Mesmo com forte dependência do carvão, a Índia vem substituindo gradualmente parte da matriz por energia solar e eólica. O avanço ocorre apesar da lentidão na chegada dos recursos prometidos pelos países ricos.
Europa enfrenta retrocesso político
Com os EUA fora de cena, esperava-se que a União Europeia ocupasse o vácuo de liderança. No entanto, a ascensão de movimentos populistas e disputas internas entre os 27 países vêm travando novas metas.
O Pacto Verde Europeu segue como o mais ambicioso conjunto de políticas climáticas já adotado por um bloco econômico, com redução de 37% das emissões desde 1990. Mas propostas recentes para cortar 90% das emissões até 2040 enfrentam resistência, especialmente após o aumento dos custos de energia.

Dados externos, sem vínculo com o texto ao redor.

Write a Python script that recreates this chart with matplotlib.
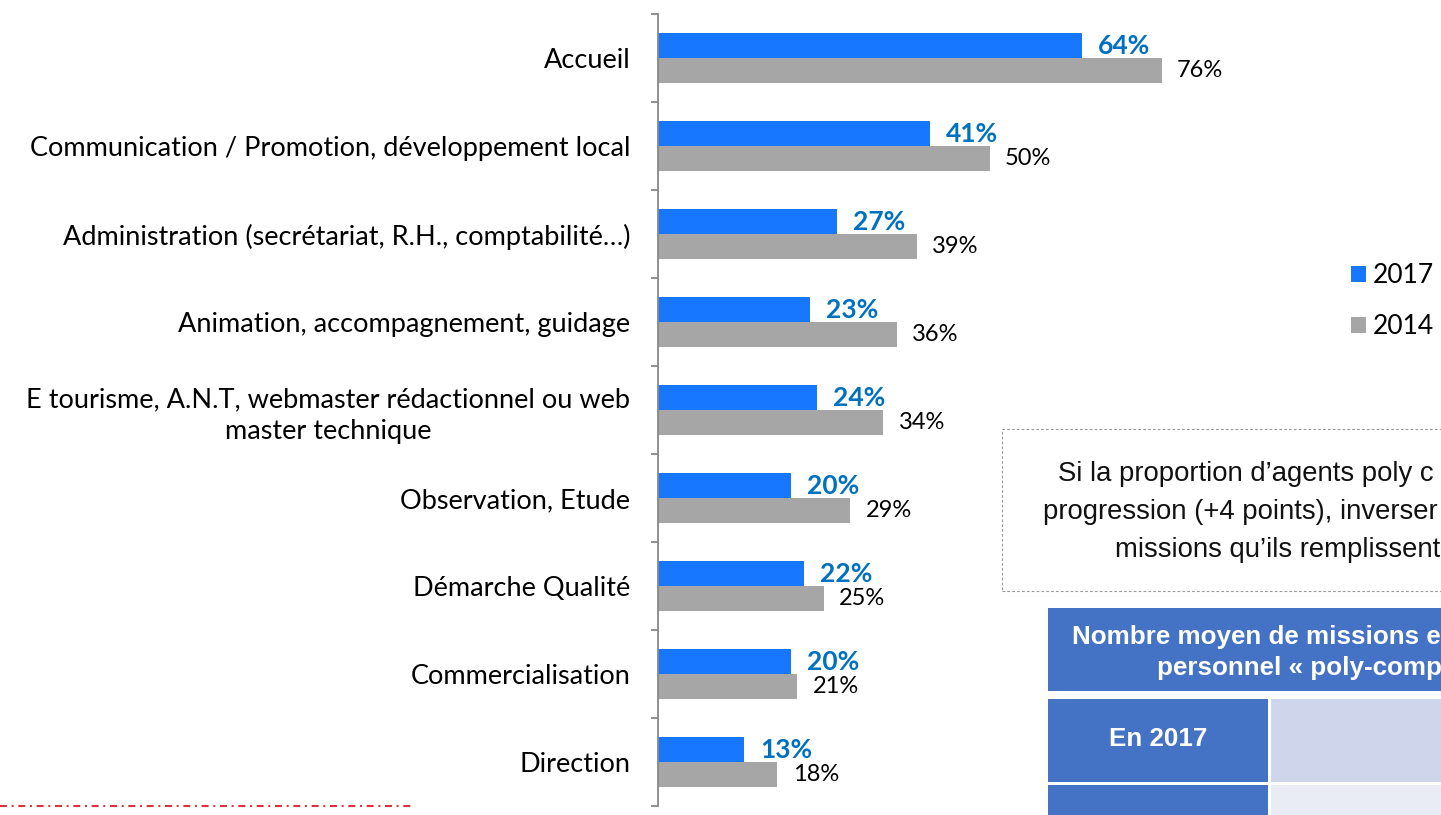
import matplotlib
matplotlib.use("Agg")
import matplotlib.pyplot as plt
from matplotlib.patches import Rectangle
from matplotlib.lines import Line2D

categories = [
    "Accueil",
    "Communication / Promotion, développement local",
    "Administration (secrétariat, R.H., comptabilité…)",
    "Animation, accompagnement, guidage",
    "E tourisme, A.N.T, webmaster rédactionnel ou web\nmaster technique",
    "Observation, Etude",
    "Démarche Qualité",
    "Commercialisation",
    "Direction",
]
values_2017 = [64, 41, 27, 23, 24, 20, 22, 20, 13]
values_2014 = [76, 50, 39, 36, 34, 29, 25, 21, 18]
series_labels = ["2017", "2014"]
box_lines = [
    "Si la proportion d’agents poly c",
    "progression (+4 points), inverser",
    "missions qu’ils remplissent",
]
table_header = ["Nombre moyen de missions e", "personnel « poly-comp"]
table_rows = ["En 2017", ""]

BLUE = "#1778FF"
GREY = "#A6A6A6"
LABEL_BLUE = "#0070C0"
plt.rcParams["lines.scale_dashes"] = False

W, H = 1441, 815
fig = plt.figure(figsize=(W / 100, H / 100), dpi=100)

ax_l, ax_r, ax_t, ax_b = 658, 1441, 14, 806
ax = fig.add_axes([ax_l / W, 1 - ax_b / H, (ax_r - ax_l) / W, (ax_b - ax_t) / H])
px_per_pct = 6.63
ax.set_xlim(0, (ax_r - ax_l) / px_per_pct)
n = len(categories)
ax.set_ylim(n - 0.5, -0.5)

bh = 0.285
off = 0.14
ys = list(range(n))
b1 = ax.barh([y - off for y in ys], values_2017, height=bh, color=BLUE, label=series_labels[0])
b2 = ax.barh([y + off for y in ys], values_2014, height=bh, color=GREY, label=series_labels[1])

font_cat = "Lato"
for y, v in zip(ys, values_2017):
    ax.annotate(f"{v}%", (v, y - off), xytext=(11.5, 0), textcoords="offset points",
                ha="left", va="center", fontsize=19, fontweight="bold",
                color=LABEL_BLUE, family=font_cat)
for y, v in zip(ys, values_2014):
    ax.annotate(f"{v}%", (v, y + off), xytext=(11, 0), textcoords="offset points",
                ha="left", va="center", fontsize=17, color="black", family=font_cat)

for s in ["top", "right", "bottom"]:
    ax.spines[s].set_visible(False)
ax.spines["left"].set_color("#888888")
ax.spines["left"].set_linewidth(1.3)
ax.set_xticks([])
ax.set_yticks(ys)
ax.set_yticklabels(categories, fontsize=19.5, family=font_cat, linespacing=1.35)
for t in ax.get_yticklabels():
    t.set_multialignment("center")
ax.tick_params(axis="y", which="major", length=0, pad=20)
ax.set_yticks([y - 0.5 for y in range(n + 1)], minor=True)
ax.tick_params(axis="y", which="minor", length=5, color="#888888", width=1.3)

# legend
ax.legend(handles=[b1, b2], labels=series_labels, loc="upper left",
          bbox_to_anchor=(1351 / W, 1 - 263 / H), bbox_transform=fig.transFigure,
          frameon=False, prop={"family": font_cat, "size": 19},
          handlelength=0.57, handleheight=0.57, handletextpad=0.25, labelspacing=1.0,
          borderpad=0, borderaxespad=0)

# red dash-dot line at bottom-left
fig.add_artist(Line2D([0, 413 / W], [1 - 806 / H] * 2, transform=fig.transFigure,
                      color="#E0303F", lw=1.5, linestyle=(0, (5, 3.4, 1.4, 3.4))))


def fx(x):
    return x / W


def fy(y):
    return 1 - y / H


# dashed text box
fig.add_artist(Rectangle((fx(1002), fy(591)), fx(700), (591 - 429) / H, transform=fig.transFigure,
                         fill=False, edgecolor="#9A9A9A", lw=0.8, linestyle=(0, (2, 1.5))))
box_x = [1058, 1043, 1115]
box_y = [474, 512, 550]
for line, x, y in zip(box_lines, box_x, box_y):
    fig.text(fx(x), fy(y), line, ha="left", va="center",
             fontsize=19.8, family="Liberation Sans", color="#111111")

# table
TBL_BLUE = "#4472C4"
fig.add_artist(Rectangle((fx(1048), fy(691)), fx(700), (691 - 608) / H, transform=fig.transFigure,
                         facecolor=TBL_BLUE, edgecolor="none"))
hdr_x = [1072, 1157]
hdr_y = [637, 668]
for line, x, y in zip(table_header, hdr_x, hdr_y):
    fig.text(fx(x), fy(y), line, ha="left", va="center",
             fontsize=18.7, fontweight="bold", family="Liberation Sans", color="white")
rows = [(699, 782, "#CFD5EA"), (785, 870, "#E9EBF5")]
for (top, bot, light), lbl in zip(rows, table_rows):
    fig.add_artist(Rectangle((fx(1048), fy(bot)), fx(1268 - 1048), (bot - top) / H,
                             transform=fig.transFigure, facecolor=TBL_BLUE, edgecolor="none"))
    fig.add_artist(Rectangle((fx(1271), fy(bot)), fx(300), (bot - top) / H,
                             transform=fig.transFigure, facecolor=light, edgecolor="none"))
    if lbl:
        fig.text(fx(1158), fy((top + bot) / 2 - 1), lbl, ha="center", va="center",
                 fontsize=18.7, fontweight="bold", family="Liberation Sans", color="white")

fig.savefig("out.png", dpi=100)
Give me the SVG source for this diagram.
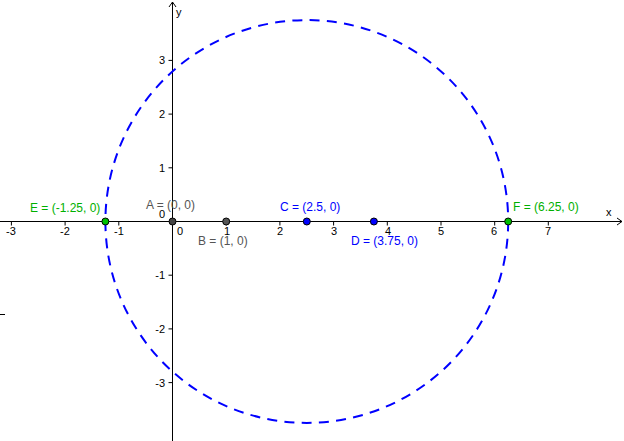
<svg xmlns="http://www.w3.org/2000/svg" width="624" height="441" viewBox="0 0 624 441">
<style>
text{font-family:"Liberation Sans",Arial,sans-serif;font-size:12px}
.tick{font-size:11px;fill:#000}
.ax{stroke:#000;stroke-width:1;fill:none}
.pt{stroke:#000;stroke-width:1}
.gray{fill:#555}
.blue{fill:#0000ff}
.green{fill:#00b000}
</style>
<rect width="624" height="441" fill="#fff"/>
<g id="axes">
<line class="ax" x1="0" y1="221.5" x2="622" y2="221.5"/>
<polyline class="ax" points="617,218 622,221.5 617,225"/>
<line class="ax" x1="172.5" y1="2" x2="172.5" y2="441"/>
<polyline class="ax" points="169,7 172.5,2 176,7"/>
<path class="ax" d="M11.4,221.5v4M65.1,221.5v4M118.8,221.5v4M226.2,221.5v4M279.9,221.5v4M333.6,221.5v4M387.3,221.5v4M441,221.5v4M494.7,221.5v4M548.3,221.5v4"/>
<path class="ax" d="M172.5,60.4h-4M172.5,114.1h-4M172.5,167.8h-4M172.5,275.2h-4M172.5,328.9h-4M172.5,382.6h-4"/>
<line class="ax" x1="0" y1="314.5" x2="5" y2="314.5"/>
<text class="tick" x="11" y="235" text-anchor="middle">-3</text>
<text class="tick" x="65" y="235" text-anchor="middle">-2</text>
<text class="tick" x="119" y="235" text-anchor="middle">-1</text>
<text class="tick" x="180" y="235" text-anchor="middle">0</text>
<text class="tick" x="227" y="235" text-anchor="middle">1</text>
<text class="tick" x="280" y="235" text-anchor="middle">2</text>
<text class="tick" x="334" y="235" text-anchor="middle">3</text>
<text class="tick" x="388" y="235" text-anchor="middle">4</text>
<text class="tick" x="441" y="235" text-anchor="middle">5</text>
<text class="tick" x="494" y="235" text-anchor="middle">6</text>
<text class="tick" x="548" y="235" text-anchor="middle">7</text>
<text class="tick" x="165" y="64" text-anchor="end">3</text>
<text class="tick" x="165" y="118" text-anchor="end">2</text>
<text class="tick" x="165" y="172" text-anchor="end">1</text>
<text class="tick" x="165" y="218" text-anchor="end">0</text>
<text class="tick" x="165" y="279" text-anchor="end">-1</text>
<text class="tick" x="165" y="333" text-anchor="end">-2</text>
<text class="tick" x="165" y="387" text-anchor="end">-3</text>
<text class="tick" x="606" y="216">x</text>
<text class="tick" x="176" y="16">y</text>
</g>
<g id="circle">
<circle cx="306.8" cy="221.5" r="201.4" fill="none" stroke="#0000ff" stroke-width="2" stroke-dasharray="10 7.3"/>
</g>
<g id="A"><circle class="pt" cx="172.5" cy="221.5" r="3.5" fill="#444"/><text class="gray" x="146" y="209">A = (0, 0)</text></g>
<g id="B"><circle class="pt" cx="226.2" cy="221.5" r="3.5" fill="#555"/><text class="gray" x="198" y="245">B = (1, 0)</text></g>
<g id="C"><circle class="pt" cx="306.8" cy="221.5" r="3.5" fill="#0000ff"/><text class="blue" x="280" y="211">C = (2.5, 0)</text></g>
<g id="D"><circle class="pt" cx="373.9" cy="221.5" r="3.5" fill="#0000ff"/><text class="blue" x="351" y="245">D = (3.75, 0)</text></g>
<g id="E"><circle class="pt" cx="105.4" cy="221.5" r="3.5" fill="#00c000"/><text class="green" x="30" y="212">E = (-1.25, 0)</text></g>
<g id="F"><circle class="pt" cx="508.2" cy="221.5" r="3.5" fill="#00c000"/><text class="green" x="513" y="211">F = (6.25, 0)</text></g>
</svg>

Estados e cidades norte-americanas resistem
Nos Estados Unidos, a ausência de coordenação federal tem sido parcialmente compensada por iniciativas locais. Mais de 200 cidades e 24 estados estabeleceram metas próprias de energia limpa.
A Califórnia, por exemplo, reduziu suas emissões em 23% desde 2004 e pretende alcançar a neutralidade de carbono até 2045. O Texas, tradicional bastião republicano, tornou-se líder em geração eólica. Coalizões como a US Climate Alliance e o movimento America Is All In representam uma frente paralela de ação climática.
Um novo mapa de poder climático
Com os EUA fora do centro das decisões, a COP30 promete redesenhar o quadro da diplomacia climática. A expectativa é de que o protagonismo seja compartilhado entre China, Índia, União Europeia e o próprio Brasil.
Para a cientista política Leah Stokes, da Universidade da Califórnia, a mudança é mais simbólica que estrutural. “Não significa um retrocesso na descarbonização global, apenas uma troca de mãos no volante.”